Worst off among the group was Meta Platforms, whose stock was pummeled amid concerns about its cash-intensive strategy to become a metaverse leader in 2022. Recession fears compounded Meta’s problems, as a major source of revenue—advertising—showed signs of slowing down during the third quarter. The company also potentially faces up to $13 billion in fines for failing to comply with data privacy rules set by the European Union in the General Data Protection Regulation of 2018.

About 66.5% of Meta Platforms’ stock market value was wiped out during 2022, and it now trades in a price range last seen toward the end of 2016. It’s also the only Big Tech stock that has negative annualized three- and five-year returns.

A table showing long-term returns of AAPL, MSFT, GOOGL, NVDA, AMZN, and META stock.

Alphabet (GOOGL), the parent company of Google, saw its stock also take a hit from economic worries, especially changing spending habits from advertisers concerned about future consumer spending.

Changing consumer spending behavior also spelled trouble for Amazon.com shares, which have declined 46.6% year to date, and subsequently lost its status as a trillion-dollar company. Investors were caught off guard when the company revealed a much more conservative guidance for revenue in the fourth quarter of $140 billion to $148 billion, below the analyst consensus of $156 billion at the time, according to FactSet.

Microsoft, meanwhile, showed signs of weakness after the software giant disappointed investors with revenue guidance of $52.35 billion to $53.35 billion for the fourth quarter, compared with previous analyst estimates of $56.22 billion.
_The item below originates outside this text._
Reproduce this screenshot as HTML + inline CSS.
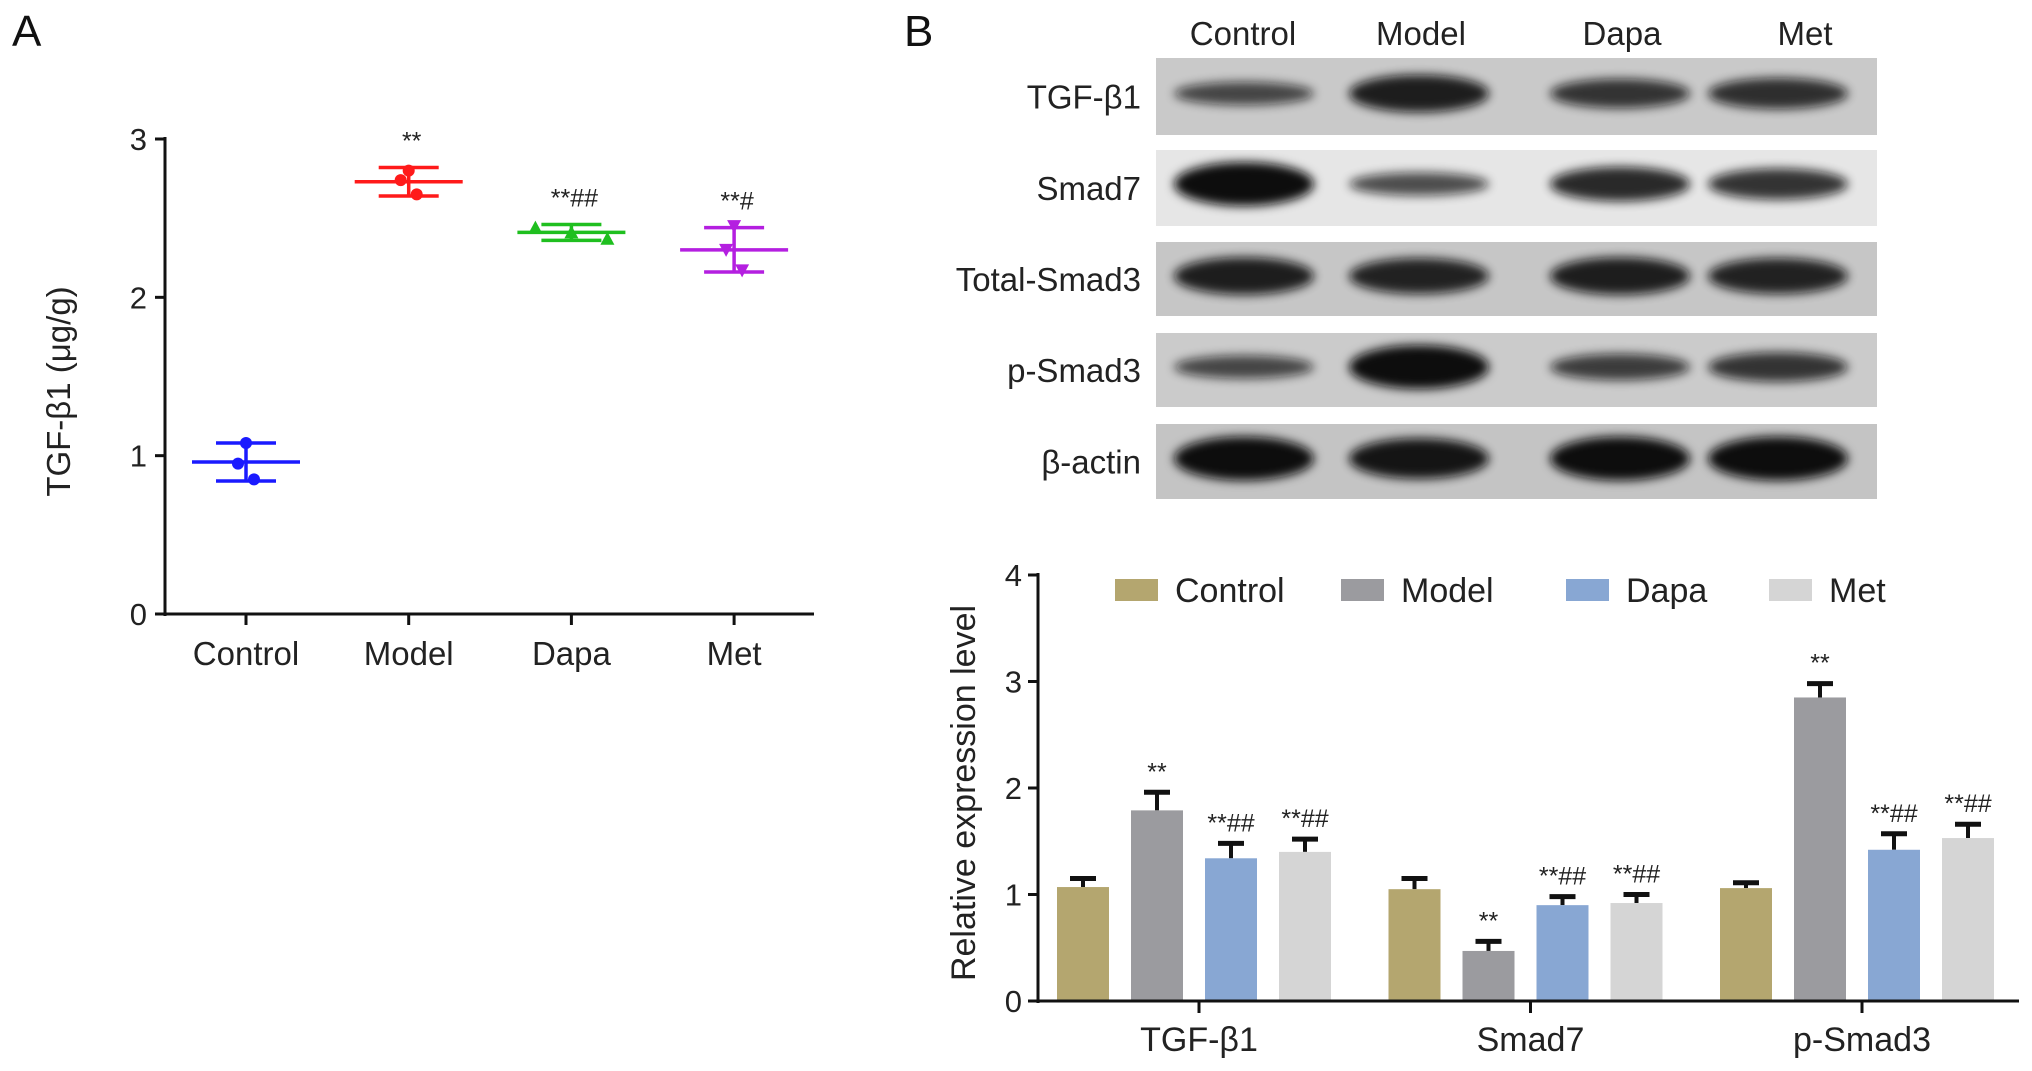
<!DOCTYPE html>
<html><head><meta charset="utf-8">
<style>
html,body{margin:0;padding:0;background:#fff;}
svg{display:block;font-family:"Liberation Sans",Arial,sans-serif;}
</style></head>
<body>
<svg id="fig" width="2032" height="1071" viewBox="0 0 2032 1071" xmlns="http://www.w3.org/2000/svg">
<defs>
<filter id="blur" x="-20%" y="-50%" width="140%" height="200%"><feGaussianBlur stdDeviation="5"/></filter>
</defs>
<text x="12" y="46" font-size="44" fill="#111">A</text>
<text x="904" y="46" font-size="44" fill="#111">B</text>
<g id="chartA"></g>
<g id="blots"></g>
<g id="chartB"></g>
</svg>
<script>
// ---------- Panel A data ----------
const aCategories = ["Control","Model","Dapa","Met"];
const aMeans = [0.96, 2.73, 2.41, 2.30];
const aSD = [0.12, 0.09, 0.05, 0.14];
const aPoints = [[1.08,0.95,0.85],[2.80,2.74,2.65],[2.44,2.41,2.37],[2.45,2.30,2.17]];
const aColors = ["#1a1aff","#ff1a1a","#1fbf1f","#b41fe0"];
const aSig = ["","**","**##","**#"];
const aYTicks = [0,1,2,3];
// ---------- Panel B data ----------
const bGroups = ["TGF-β1","Smad7","p-Smad3"];
const bSeries = ["Control","Model","Dapa","Met"];
const bControl = [1.07,1.05,1.06];
const bModel = [1.79,0.47,2.85];
const bDapa = [1.34,0.90,1.42];
const bMet = [1.40,0.92,1.53];
const bErrControl = [0.08,0.10,0.05];
const bErrModel = [0.17,0.09,0.13];
const bErrDapa = [0.14,0.08,0.15];
const bErrMet = [0.12,0.08,0.13];
const bSigControl = ["","",""];
const bSigModel = ["**","**","**"];
const bSigDapa = ["**##","**##","**##"];
const bSigMet = ["**##","**##","**##"];
const bYTicks = [0,1,2,3,4];
const bColors = ["#b4a66f","#9b9b9f","#88a7d3","#d5d5d5"];
// ---------- Blot data ----------
const blotRows = ["TGF-β1","Smad7","Total-Smad3","p-Smad3","β-actin"];
const blotLanes = ["Control","Model","Dapa","Met"];
const blotThick = [[0.35,0.8,0.55,0.6],[1.0,0.35,0.7,0.6],[0.8,0.75,0.8,0.75],[0.35,1.0,0.45,0.55],[1.0,0.9,1.0,1.0]];

const NS="http://www.w3.org/2000/svg";
function mk(tag,attrs,parent,text){const e=document.createElementNS(NS,tag);for(const k in attrs)e.setAttribute(k,attrs[k]);if(text!==undefined)e.textContent=text;parent.appendChild(e);return e;}

// ---------- Panel A ----------
(function(){
const g=document.getElementById('chartA');
const x0=165,x1=814,y0=614,y3=139;
const ys=v=>y0-(v/3)*(y0-y3);
const xs=i=>246+i*162.7;
let e=mk('line',{x1:x0,y1:y3-2,x2:x0,y2:y0+2,stroke:'#111','stroke-width':3},g);


e=mk('line',{x1:x0-1,y1:y0,x2:x1,y2:y0,stroke:'#111','stroke-width':3},g);


aYTicks.forEach(t=>{
 mk('line',{x1:x0-10,y1:ys(t),x2:x0,y2:ys(t),stroke:'#111','stroke-width':3},g);
 const tx=mk('text',{x:x0-18,y:ys(t)+11,'font-size':31,'text-anchor':'end',fill:'#222'},g,String(t));
 
 
});
const yt=mk('text',{x:0,y:0,'font-size':33,'text-anchor':'middle',fill:'#222',transform:`translate(70,${(y0+y3)/2+15}) rotate(-90)`},g,"TGF-β1 (μg/g)");


aCategories.forEach((c,i)=>{
 const cx=xs(i);
 mk('line',{x1:cx,y1:y0,x2:cx,y2:y0+11,stroke:'#111','stroke-width':3},g);
 const tl=mk('text',{x:cx,y:665,'font-size':33,'text-anchor':'middle',fill:'#222'},g,c);
 
 
 const col=aColors[i];
 const grp=mk('g',{},g);
 
 
 const m=aMeans[i],s=aSD[i];
 mk('line',{x1:cx-54,y1:ys(m),x2:cx+54,y2:ys(m),stroke:col,'stroke-width':3.5},grp);
 mk('line',{x1:cx,y1:ys(m+s),x2:cx,y2:ys(m-s),stroke:col,'stroke-width':3.5},grp);
 mk('line',{x1:cx-30,y1:ys(m+s),x2:cx+30,y2:ys(m+s),stroke:col,'stroke-width':3.5},grp);
 mk('line',{x1:cx-30,y1:ys(m-s),x2:cx+30,y2:ys(m-s),stroke:col,'stroke-width':3.5},grp);
 aPoints[i].forEach((p,j)=>{
  let px=cx+[0,-8,8][j]; if(i===2) px=cx+[-36,0,36][j];
  let pt;
  if(i<2) pt=mk('circle',{cx:px,cy:ys(p),r:6,fill:col},grp);
  else if(i===2) pt=mk('path',{d:`M${px} ${ys(p)-7} L${px+7} ${ys(p)+6} L${px-7} ${ys(p)+6}Z`,fill:col},grp);
  else pt=mk('path',{d:`M${px} ${ys(p)+7} L${px+7} ${ys(p)-6} L${px-7} ${ys(p)-6}Z`,fill:col},grp);
  
  
 });
 if(aSig[i]){
  const st=mk('text',{x:cx+3,y:ys(m+s)-18,'font-size':25,'text-anchor':'middle',fill:'#222'},g,aSig[i]);
  
  
 }
});
})();

// ---------- Blots ----------
(function(){
const g=document.getElementById('blots');
const rowsY=[[58,135],[150,226],[242,316],[333,407],[424,499]];
const laneX=[1244,1419,1620,1778];
const bg=["#c9c9c9","#e6e6e6","#c6c6c6","#cbcbcb","#c4c4c4"];
blotLanes.forEach((l,i)=>{
 const t=mk('text',{x:[1243,1421,1622,1805][i],y:45,'font-size':33,'text-anchor':'middle',fill:'#222'},g,l);
 
 
});
blotRows.forEach((r,ri)=>{
 const [ya,yb]=rowsY[ri];
 const rect=mk('rect',{x:1156,y:ya,width:721,height:yb-ya,fill:bg[ri]},g);
 
 
 const lab=mk('text',{x:1141,y:(ya+yb)/2+12,'font-size':33,'text-anchor':'end',fill:'#222'},g,r);
 
 
 laneX.forEach((lx,li)=>{
  const th=blotThick[ri][li];
  const b=mk('ellipse',{cx:lx,cy:(ya+yb)/2+(ri===1?-4:-3),rx:70,ry:6+th*16,fill:'#0a0a0a',opacity:0.55+0.45*th,filter:'url(#blur)'},g);
  
  
 });
});
})();

// ---------- Panel B bar chart ----------
(function(){
const g=document.getElementById('chartB');
const x0=1038,x1=2019,y0=1001,y4=575;
const ys=v=>y0-(v/4)*(y0-y4);
const gc=i=>1199+i*331.5;
const vals=[bControl,bModel,bDapa,bMet];
const errs=[bErrControl,bErrModel,bErrDapa,bErrMet];
const sigs=[bSigControl,bSigModel,bSigDapa,bSigMet];
bYTicks.forEach(t=>{
 mk('line',{x1:x0-10,y1:ys(t),x2:x0,y2:ys(t),stroke:'#111','stroke-width':3},g);
 const tx=mk('text',{x:x0-16,y:ys(t)+11,'font-size':31,'text-anchor':'end',fill:'#222'},g,String(t));
 
 
});
const yt=mk('text',{x:0,y:0,'font-size':34,'text-anchor':'middle',fill:'#222',transform:`translate(975,${(y0+y4)/2+5}) rotate(-90)`},g,"Relative expression level");


bGroups.forEach((gr,gi)=>{
 const cx=gc(gi);
 mk('line',{x1:cx,y1:y0,x2:cx,y2:y0+12,stroke:'#111','stroke-width':3},g);
 const tl=mk('text',{x:cx,y:1051,'font-size':34,'text-anchor':'middle',fill:'#222'},g,gr);
 
 
 bSeries.forEach((s,si)=>{
  const bx=cx-142+si*74;
  const v=vals[si][gi],e=errs[si][gi];
  mk('line',{x1:bx+26,y1:ys(v),x2:bx+26,y2:ys(v+e),stroke:'#111','stroke-width':4},g);
  mk('line',{x1:bx+13,y1:ys(v+e),x2:bx+39,y2:ys(v+e),stroke:'#111','stroke-width':5},g);
  const r=mk('rect',{x:bx,y:ys(v),width:52,height:y0-ys(v),fill:bColors[si]},g);
  
  
  if(sigs[si][gi]){
   const st=mk('text',{x:bx+26,y:ys(v+e)-12,'font-size':25,'text-anchor':'middle',fill:'#222'},g,sigs[si][gi]);
   
   
  }
 });
});
let e=mk('line',{x1:x0,y1:y4-2,x2:x0,y2:y0+2,stroke:'#111','stroke-width':3},g);


e=mk('line',{x1:x0-1,y1:y0,x2:x1,y2:y0,stroke:'#111','stroke-width':3},g);


const lx=[1115,1341,1566,1769];
bSeries.forEach((s,si)=>{
 const lg=mk('g',{},g);
 
 
 mk('rect',{x:lx[si],y:579,width:43,height:22,fill:bColors[si]},lg);
 mk('text',{x:lx[si]+60,y:602,'font-size':34,fill:'#222'},lg,s);
});
})();
</script>
</body></html>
Shares are down 26.3% for the year so far.

Nvidia’s stock slide came on the heels of huge gains in 2021. The semiconductor manufacturing leader surged 125.5% in 2021, only to collapse 42.1% in 2022. Driving the reversal: Tailwinds from the work-from-home transition and computer shortages both abated much sooner than anticipated. In addition, new restrictions from the U.S. on the sale of advanced chips to China also hurt investors’ confidence in the company’s growth prospects.